# Very Cloudy Water WHY??



## idle0095 (Jun 2, 2007)

I have very cloudy water. When I say cloudy I mean you cant see a thing. I only have drift wood in there and bog wood and some live plants. I did a hugh water change today and still its all cloudy. I put some Carbon in the filter just 20 mins ago. Will that clear the water up? I also have used the clear water stuff with no success. So why is my water so cloudy? what could be causeing it? I have a Fluval FX5 filter and its all cleaned.
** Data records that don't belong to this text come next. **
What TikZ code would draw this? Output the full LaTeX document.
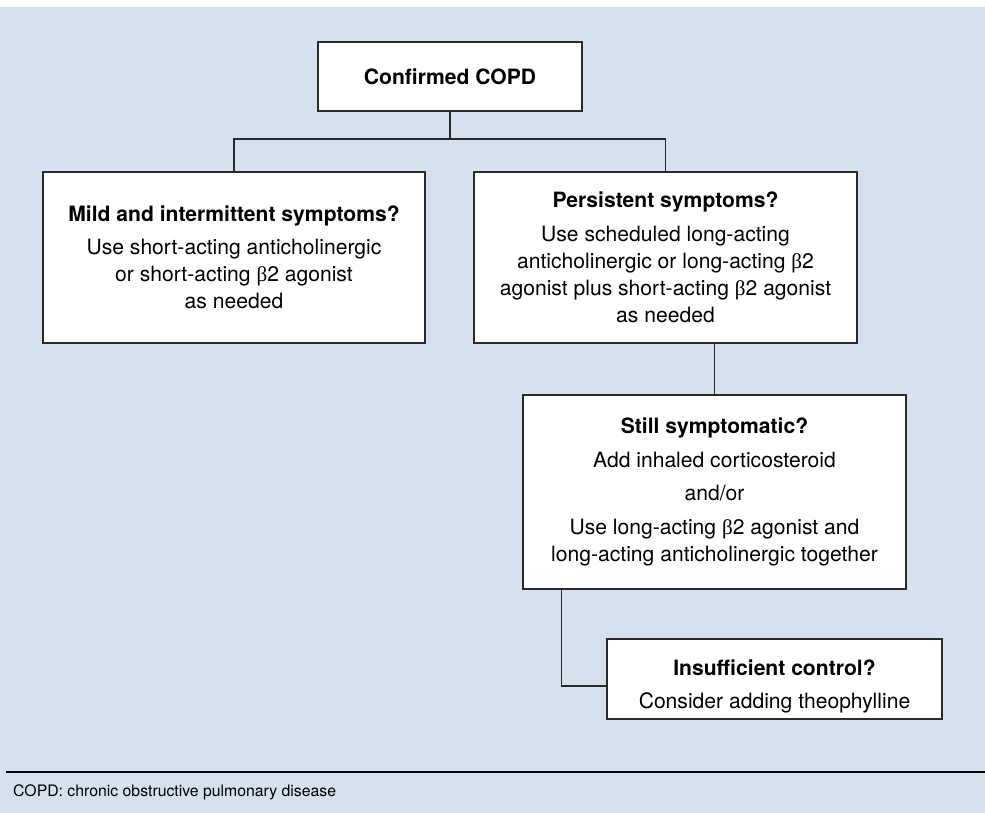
\documentclass[tikz,border=0pt]{standalone}
\usepackage{fontspec}
\setmainfont{TeX Gyre Heros}
\newfontfamily\betafont{Liberation Serif}
\newcommand{\bt}{{\betafont β}}
\definecolor{bgblue}{HTML}{D5E1EF}
\definecolor{linec}{HTML}{2A2A2A}
\begin{document}
\begin{tikzpicture}[x=1pt,y=-1pt,
  boxtext/.style={align=center, inner sep=0pt, font=\fontsize{21.1}{26.9}\selectfont},
  box/.style={draw=linec, line width=1.2pt, fill=white, boxtext},
  conn/.style={draw=linec, line width=1.1pt}]
\useasboundingbox (0,0) rectangle (985,813);
\fill[white] (0,0) rectangle (985,813);
\fill[bgblue] (0,7) rectangle (985,813);

\node[box, minimum width=264pt, minimum height=69pt] (c) at (450,76.5) {\textbf{Confirmed COPD}};
\node[box, minimum width=382pt, minimum height=171pt] (l) at (234,257.5)
  {\textbf{Mild and intermittent symptoms?}\\[6pt]
   Use short-acting anticholinergic\\
   or short-acting \bt2 agonist\\
   as needed};
\node[box, minimum width=383pt, minimum height=171pt] (r) at (665.5,257.5)
  {\textbf{Persistent symptoms?}\\[7pt]
   Use scheduled long-acting\\
   anticholinergic or long-acting \bt2\\
   agonist plus short-acting \bt2 agonist\\
   as needed};
\node[box, minimum width=383pt, minimum height=194pt] (s) at (714.5,492)
  {\textbf{Still symptomatic?}\\[7pt]
   Add inhaled corticosteroid\\[6pt]
   and/or\\[8pt]
   Use long-acting \bt2 agonist and\\
   long-acting anticholinergic together};
\node[box, minimum width=335pt, minimum height=80pt] (i) at (774.5,679) {};
\node[boxtext] (it) at ([yshift=-7pt]i.center)
  {\textbf{Insufficient control?}\\[6pt]
   Consider adding theophylline};

\coordinate (j) at (450,139);
\draw[conn] (c.south) -- (j);
\draw[conn] (l.north) |- (j) -| (r.north);
\draw[conn] (s.north) -- (s.north |- r.south);
\draw[conn] ([xshift=39pt]s.south west) |- ([yshift=-7pt]i.west);

\draw[black, line width=1.5pt] (6,772) -- (985,772);
\node[anchor=west, inner sep=0pt, font=\fontsize{15.8}{18}\selectfont] (f) at (13,792)
  {COPD: chronic obstructive pulmonary disease};
\end{tikzpicture}
\end{document}
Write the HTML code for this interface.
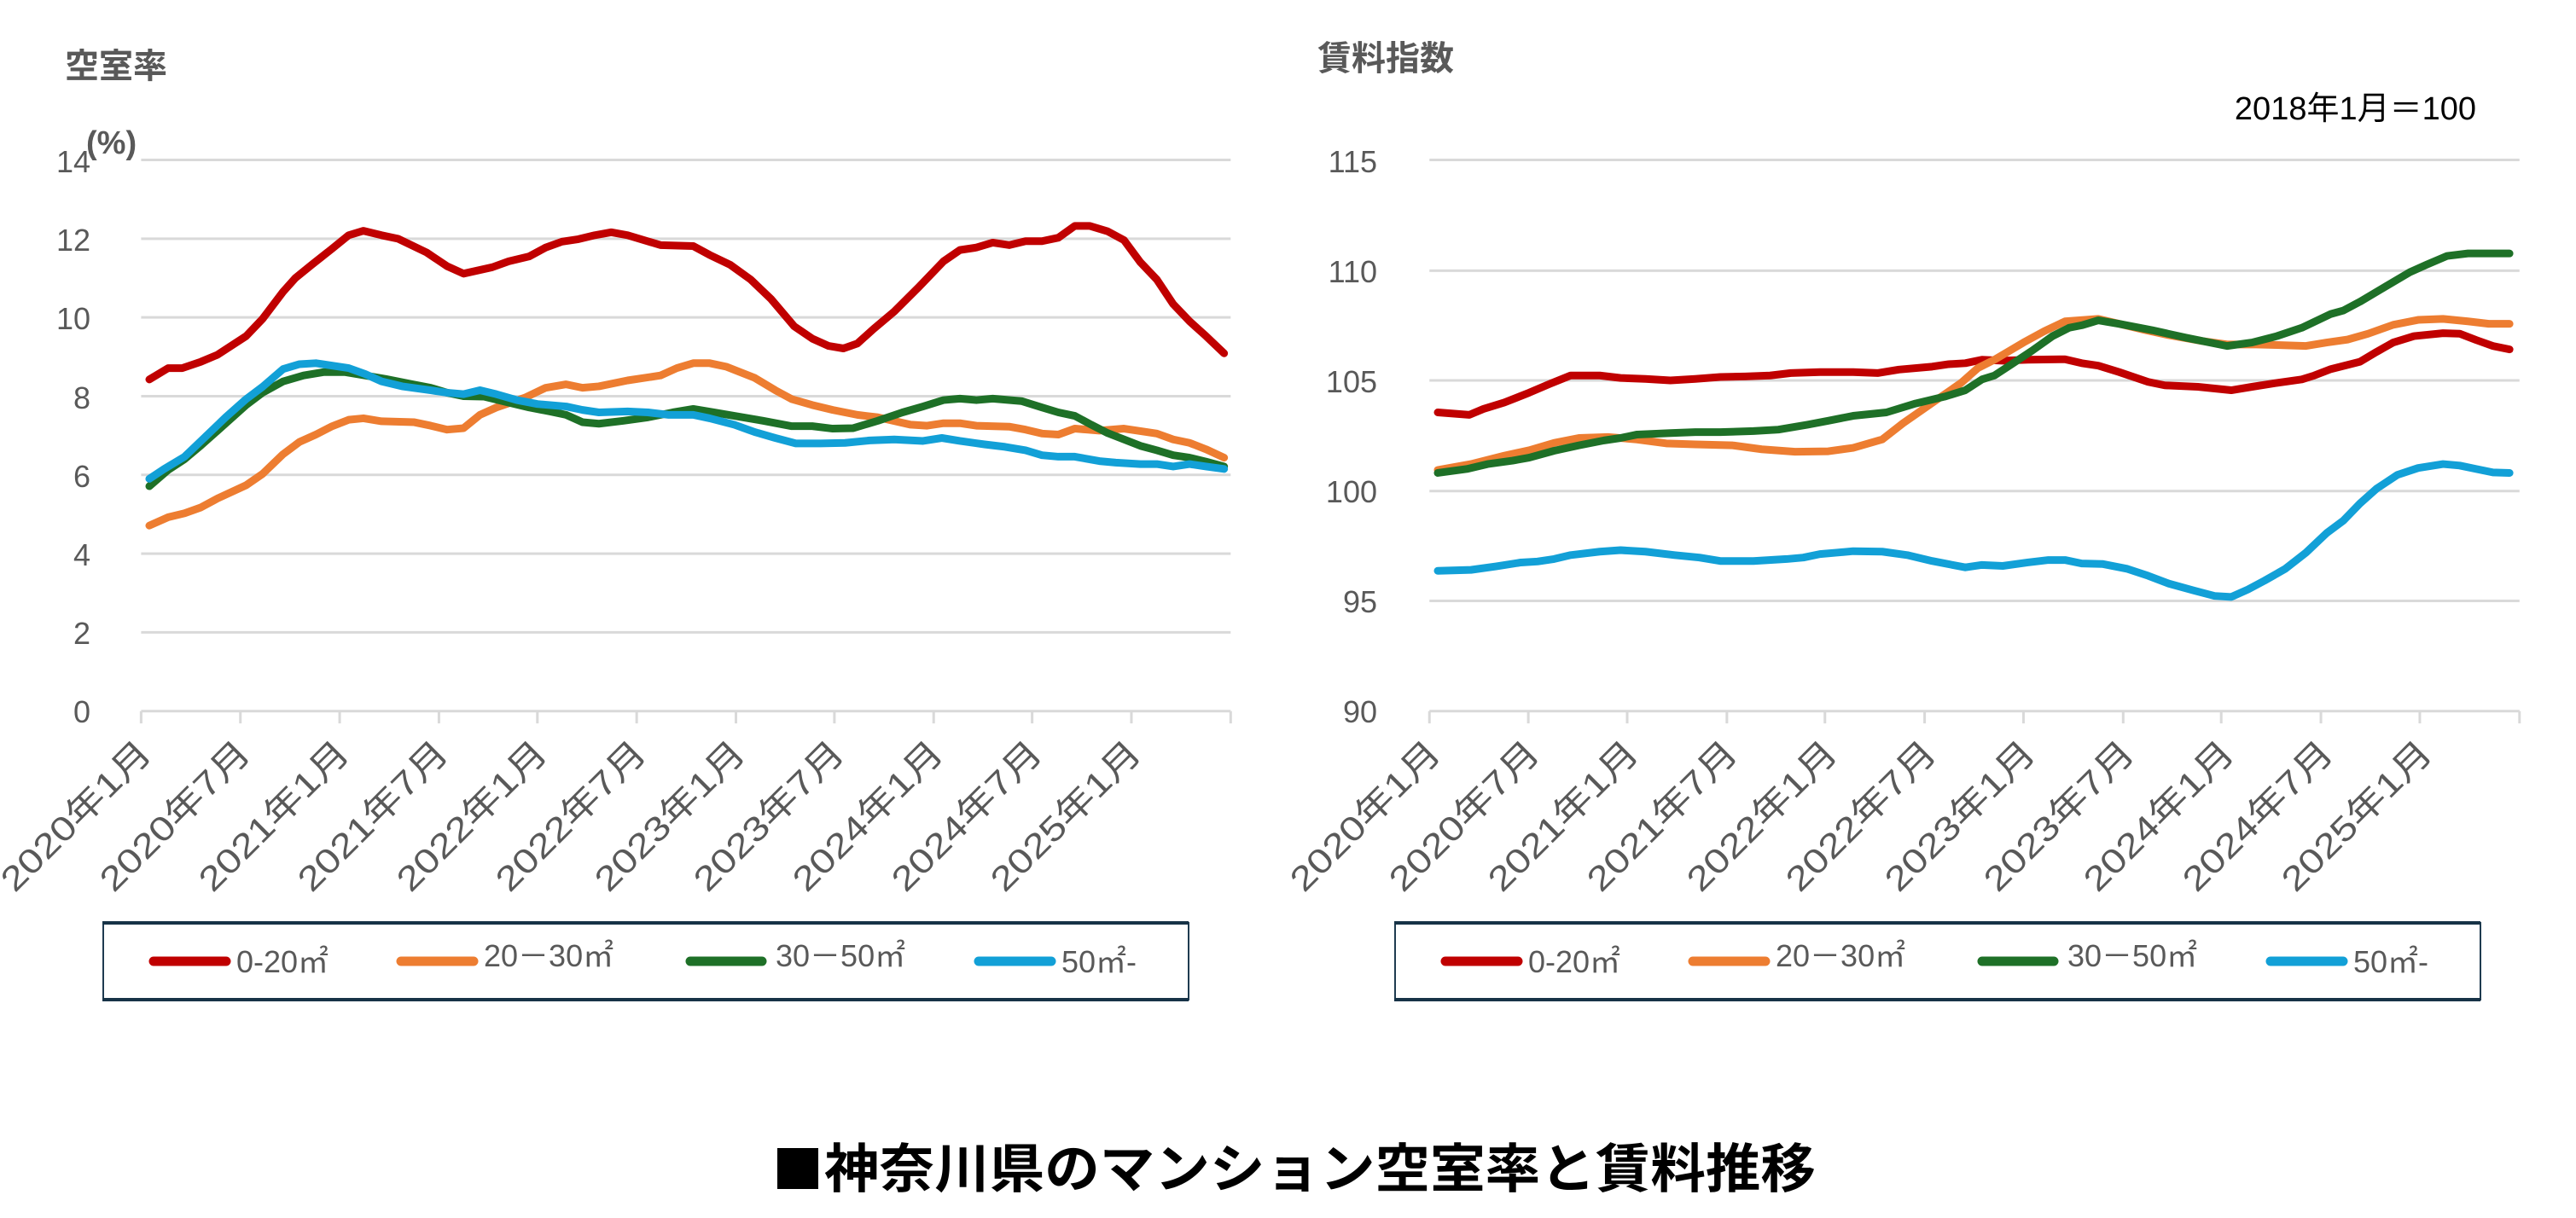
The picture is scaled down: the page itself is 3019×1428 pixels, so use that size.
<!DOCTYPE html>
<html><head><meta charset="utf-8"><style>
html,body{margin:0;padding:0;background:#fff;}
svg{display:block;}
text{font-family:"Liberation Sans","Noto Sans CJK JP",sans-serif;}
</style></head><body>
<svg width="3019" height="1428" viewBox="0 0 3019 1428" xmlns="http://www.w3.org/2000/svg">
<rect width="3019" height="1428" fill="#fff"/>
<text x="76" y="91" font-size="40" font-weight="bold" fill="#595959">空室率</text>
<text x="101" y="180" font-size="38" font-weight="bold" fill="#595959">(%)</text>
<text x="1544" y="82" font-size="40" font-weight="bold" fill="#595959">賃料指数</text>
<text x="2902" y="140" font-size="38" fill="#000" text-anchor="end">2018年1月＝100</text>

<svg x="0" y="-4" width="1500" height="900" viewBox="0 0 1560 1560" preserveAspectRatio="none" overflow="visible">
<g stroke="#d9d9d9" stroke-width="3" fill="none">
<path vector-effect="non-scaling-stroke" d="M172 332H1500M172 492H1500M172 652H1500M172 812H1500M172 972H1500M172 1132H1500M172 1292H1500M172 1452H1500"/>
<path vector-effect="non-scaling-stroke" d="M172 1452v25M293 1452v25M414 1452v25M535 1452v25M655 1452v25M776 1452v25M897 1452v25M1017 1452v25M1138 1452v25M1258 1452v25M1379 1452v25M1500 1452v25"/>
</g>
<g fill="none" stroke-width="9" stroke-linejoin="round" stroke-linecap="round">
<polyline vector-effect="non-scaling-stroke" stroke="#ed7d31" points="182,1075 205,1058 225,1050 245,1038 265,1020 300,993 320,970 345,930 365,905 385,890 405,873 425,860 443,857 465,863 505,865 525,872 545,880 565,877 585,850 605,835 640,815 665,795 690,788 710,795 730,792 765,780 805,770 825,755 845,745 865,745 885,752 920,775 945,800 965,818 990,830 1015,840 1045,850 1070,855 1110,870 1130,872 1150,867 1170,867 1190,872 1230,874 1250,880 1270,888 1290,890 1310,878 1340,882 1370,878 1410,888 1430,900 1450,907 1470,920 1492,937"/>
<polyline vector-effect="non-scaling-stroke" stroke="#1e7027" points="182,995 205,962 225,940 245,912 270,875 300,830 320,805 345,782 370,770 395,763 420,763 445,770 470,777 500,787 525,795 545,805 565,812 590,813 620,825 645,835 670,843 690,850 710,865 730,868 760,862 790,855 820,845 845,838 870,845 895,852 930,862 965,873 990,873 1015,878 1040,877 1070,862 1100,845 1125,833 1150,820 1170,817 1190,820 1210,817 1245,822 1270,835 1290,845 1310,852 1330,870 1350,887 1370,900 1390,913 1410,922 1430,932 1450,937 1470,945 1492,955"/>
<polyline vector-effect="non-scaling-stroke" stroke="#12a0d7" points="182,980 200,960 225,935 250,895 275,855 300,818 320,793 345,757 365,747 385,745 405,750 425,755 445,767 465,782 490,792 525,800 545,805 565,808 585,800 605,808 630,820 655,828 690,833 710,840 730,845 765,843 790,845 815,850 845,850 865,857 895,870 920,885 945,897 970,908 1000,908 1030,907 1060,902 1090,900 1125,903 1148,897 1170,903 1200,910 1225,915 1250,922 1270,932 1290,935 1310,935 1340,944 1360,947 1390,950 1410,950 1430,955 1450,950 1470,955 1492,960"/>
<polyline vector-effect="non-scaling-stroke" stroke="#c00000" points="182,778 205,755 222,755 245,742 265,728 300,690 320,655 345,600 360,572 380,545 405,512 425,485 443,476 465,485 485,492 520,520 545,548 565,563 600,550 620,538 645,528 665,510 685,498 705,493 725,485 745,479 765,485 805,505 845,507 865,525 890,545 915,575 940,615 968,670 990,695 1010,710 1028,715 1045,705 1065,675 1090,640 1120,590 1150,538 1170,515 1190,510 1210,500 1230,505 1250,497 1270,497 1290,490 1310,466 1328,466 1350,477 1370,495 1390,540 1410,575 1430,625 1450,660 1470,690 1492,725"/>
</g>
</svg>
<g font-size="36" fill="#595959" text-anchor="end">
<text x="106" y="202">14</text><text x="106" y="294">12</text><text x="106" y="386">10</text><text x="106" y="479">8</text><text x="106" y="571">6</text><text x="106" y="663">4</text><text x="106" y="755">2</text><text x="106" y="847">0</text>
</g>
<g font-size="40" fill="#595959" text-anchor="end">
<text transform="translate(180,885) rotate(-45)" textLength="230" lengthAdjust="spacingAndGlyphs">2020年1月</text>
<text transform="translate(296,885) rotate(-45)" textLength="230" lengthAdjust="spacingAndGlyphs">2020年7月</text>
<text transform="translate(412,885) rotate(-45)" textLength="230" lengthAdjust="spacingAndGlyphs">2021年1月</text>
<text transform="translate(528,885) rotate(-45)" textLength="230" lengthAdjust="spacingAndGlyphs">2021年7月</text>
<text transform="translate(644,885) rotate(-45)" textLength="230" lengthAdjust="spacingAndGlyphs">2022年1月</text>
<text transform="translate(760,885) rotate(-45)" textLength="230" lengthAdjust="spacingAndGlyphs">2022年7月</text>
<text transform="translate(876,885) rotate(-45)" textLength="230" lengthAdjust="spacingAndGlyphs">2023年1月</text>
<text transform="translate(992,885) rotate(-45)" textLength="230" lengthAdjust="spacingAndGlyphs">2023年7月</text>
<text transform="translate(1108,885) rotate(-45)" textLength="230" lengthAdjust="spacingAndGlyphs">2024年1月</text>
<text transform="translate(1224,885) rotate(-45)" textLength="230" lengthAdjust="spacingAndGlyphs">2024年7月</text>
<text transform="translate(1340,885) rotate(-45)" textLength="230" lengthAdjust="spacingAndGlyphs">2025年1月</text>
</g>

<svg x="1500" y="-4" width="1519" height="900" viewBox="0 0 1560 1560" preserveAspectRatio="none" overflow="visible">
<g stroke="#d9d9d9" stroke-width="3" fill="none">
<path vector-effect="non-scaling-stroke" d="M180 332H1492M180 557H1492M180 780H1492M180 1005H1492M180 1228H1492M180 1452H1492"/>
<path vector-effect="non-scaling-stroke" d="M180 1452v25M299 1452v25M418 1452v25M538 1452v25M656 1452v25M776 1452v25M895 1452v25M1015 1452v25M1133 1452v25M1253 1452v25M1372 1452v25M1492 1452v25"/>
</g>
<g fill="none" stroke-width="9" stroke-linejoin="round" stroke-linecap="round">
<polyline vector-effect="non-scaling-stroke" stroke="#12a0d7" points="190,1167 230,1165 260,1158 290,1150 310,1148 330,1143 350,1135 385,1128 410,1125 440,1128 475,1135 505,1140 530,1147 570,1147 610,1143 630,1140 650,1133 670,1130 690,1127 725,1128 755,1135 785,1147 825,1160 845,1155 870,1157 900,1150 925,1145 945,1145 965,1152 990,1153 1020,1163 1045,1177 1070,1193 1100,1207 1125,1218 1145,1220 1165,1205 1185,1187 1210,1163 1235,1130 1260,1090 1280,1065 1300,1030 1320,1000 1345,972 1370,958 1400,950 1420,953 1440,960 1460,967 1480,968"/>
<polyline vector-effect="non-scaling-stroke" stroke="#c00000" points="190,845 228,850 245,838 270,825 300,805 325,787 350,770 385,770 410,775 440,777 470,780 500,777 530,773 560,772 590,770 615,765 650,763 690,763 720,765 745,758 785,752 805,747 825,745 845,738 870,740 900,738 945,737 965,745 985,750 1010,763 1045,783 1065,790 1105,793 1145,800 1170,793 1200,785 1230,778 1245,770 1265,757 1300,742 1320,722 1340,703 1365,690 1400,684 1420,685 1440,698 1460,710 1480,717"/>
<polyline vector-effect="non-scaling-stroke" stroke="#ed7d31" points="190,962 230,950 270,933 300,922 330,907 360,897 395,895 430,900 465,908 500,910 545,912 580,920 620,925 660,924 690,917 725,900 750,867 790,820 820,785 840,755 860,738 895,703 920,680 945,660 985,655 1010,665 1040,677 1070,688 1110,700 1140,707 1175,707 1200,708 1235,710 1260,703 1285,697 1310,685 1340,667 1370,657 1400,655 1430,660 1455,665 1480,665"/>
<polyline vector-effect="non-scaling-stroke" stroke="#1e7027" points="190,968 225,960 250,950 280,943 300,937 330,923 360,912 390,902 410,897 430,890 470,887 500,885 530,885 570,883 600,880 635,870 660,862 690,852 730,845 765,827 800,813 825,800 845,778 860,770 880,748 905,720 930,690 950,673 965,668 985,658 1010,665 1050,678 1090,693 1140,710 1170,703 1200,690 1230,673 1265,645 1280,638 1300,620 1330,590 1360,560 1380,545 1405,527 1430,522 1460,522 1480,522"/>
</g>
</svg>
<g font-size="36" fill="#595959" text-anchor="end">
<text x="1614" y="202">115</text><text x="1614" y="331">110</text><text x="1614" y="460">105</text><text x="1614" y="589">100</text><text x="1614" y="718">95</text><text x="1614" y="847">90</text>
</g>
<g font-size="40" fill="#595959" text-anchor="end">
<text transform="translate(1691,885) rotate(-45)" textLength="230" lengthAdjust="spacingAndGlyphs">2020年1月</text>
<text transform="translate(1807,885) rotate(-45)" textLength="230" lengthAdjust="spacingAndGlyphs">2020年7月</text>
<text transform="translate(1923,885) rotate(-45)" textLength="230" lengthAdjust="spacingAndGlyphs">2021年1月</text>
<text transform="translate(2039,885) rotate(-45)" textLength="230" lengthAdjust="spacingAndGlyphs">2021年7月</text>
<text transform="translate(2156,885) rotate(-45)" textLength="230" lengthAdjust="spacingAndGlyphs">2022年1月</text>
<text transform="translate(2272,885) rotate(-45)" textLength="230" lengthAdjust="spacingAndGlyphs">2022年7月</text>
<text transform="translate(2388,885) rotate(-45)" textLength="230" lengthAdjust="spacingAndGlyphs">2023年1月</text>
<text transform="translate(2504,885) rotate(-45)" textLength="230" lengthAdjust="spacingAndGlyphs">2023年7月</text>
<text transform="translate(2621,885) rotate(-45)" textLength="230" lengthAdjust="spacingAndGlyphs">2024年1月</text>
<text transform="translate(2737,885) rotate(-45)" textLength="230" lengthAdjust="spacingAndGlyphs">2024年7月</text>
<text transform="translate(2853,885) rotate(-45)" textLength="230" lengthAdjust="spacingAndGlyphs">2025年1月</text>
</g>

<g id="lg">
<rect x="121" y="1082" width="1272" height="90" fill="#fff" stroke="#1f3b50" stroke-width="2"/>
<line x1="120" y1="1082" x2="1393" y2="1082" stroke="#173347" stroke-width="4"/>
<line x1="120" y1="1172" x2="1393" y2="1172" stroke="#173347" stroke-width="4"/>
<g stroke-width="11" stroke-linecap="round">
<line x1="180" y1="1127" x2="265" y2="1127" stroke="#c00000"/>
<line x1="470" y1="1127" x2="555" y2="1127" stroke="#ed7d31"/>
<line x1="809" y1="1127" x2="893" y2="1127" stroke="#1e7027"/>
<line x1="1147" y1="1127" x2="1232" y2="1127" stroke="#12a0d7"/>
</g>
<g font-size="36" fill="#595959">
<text x="277" y="1140">0-20㎡</text>
<text x="567" y="1133">20－30㎡</text>
<text x="909" y="1133">30－50㎡</text>
<text x="1244" y="1140">50㎡-</text>
</g>
</g>
<use href="#lg" x="1514" y="0"/>

<rect x="911" y="1346" width="48" height="48" fill="#000"/>
<text x="966" y="1392" font-size="62" font-weight="bold" fill="#000" textLength="1162" lengthAdjust="spacingAndGlyphs">神奈川県のマンション空室率と賃料推移</text>
</svg>
</body></html>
So please HELP...


----------



## Sowilu (Jul 16, 2007)

What are the water parameters?


----------



## emc7 (Jul 23, 2005)

Carbon will help, but not 100%. Cloudy can come from unrinsed substrate or pH buffering chemicals, but the most likely cause is a bacteria bloom caused by too much nutrients in the water. Its a symptom of a tank thats not done cycling or doesn't have enough filtration for the bio-load. If this is the same tank you treated with antibiotics, you may have killed some of your biology and its acting like a new tank. Change water everyday and maybe add bio-spira or stability to reestablish your filter colony when you are done treating. Don't worry cloudy water won't kill your fish.


----------



## Guest (Sep 10, 2007)

my bet is that you have killed of your bioload and are now recylcing your tank.. keep up with DAILY waterchanges of 30% or more, depending on how your water is testing...


----------



## idle0095 (Jun 2, 2007)

werid thing is that my 30 gallon setup is crystal clear. it only has gravel and a piece of drift wood but still is clear.


----------



## Guest (Sep 11, 2007)

What does your 30 gallon have to do with anything? Most likely, as Mike said, you are going through the cycling process again...Probably because the bacteria was killed off from all that medication you dumped in the tank.


----------



## Jojo (Apr 11, 2006)

How long has the driftwood been in there?


----------



## Danh (Feb 19, 2007)

Again... Don't just go throwing chemicals in your tank. The other stuff you threw in there could have made things worse and could also have been completely uneccesary. 

Have you tested your water parameters yet? If not GET A TEST KIT. YOU NEED IT. How did you clean your filter last? You said in the other thread what kind of media you have in your fx5. HOW MUCH do you have. If it's not FULL of bio media, then fill it up.


----------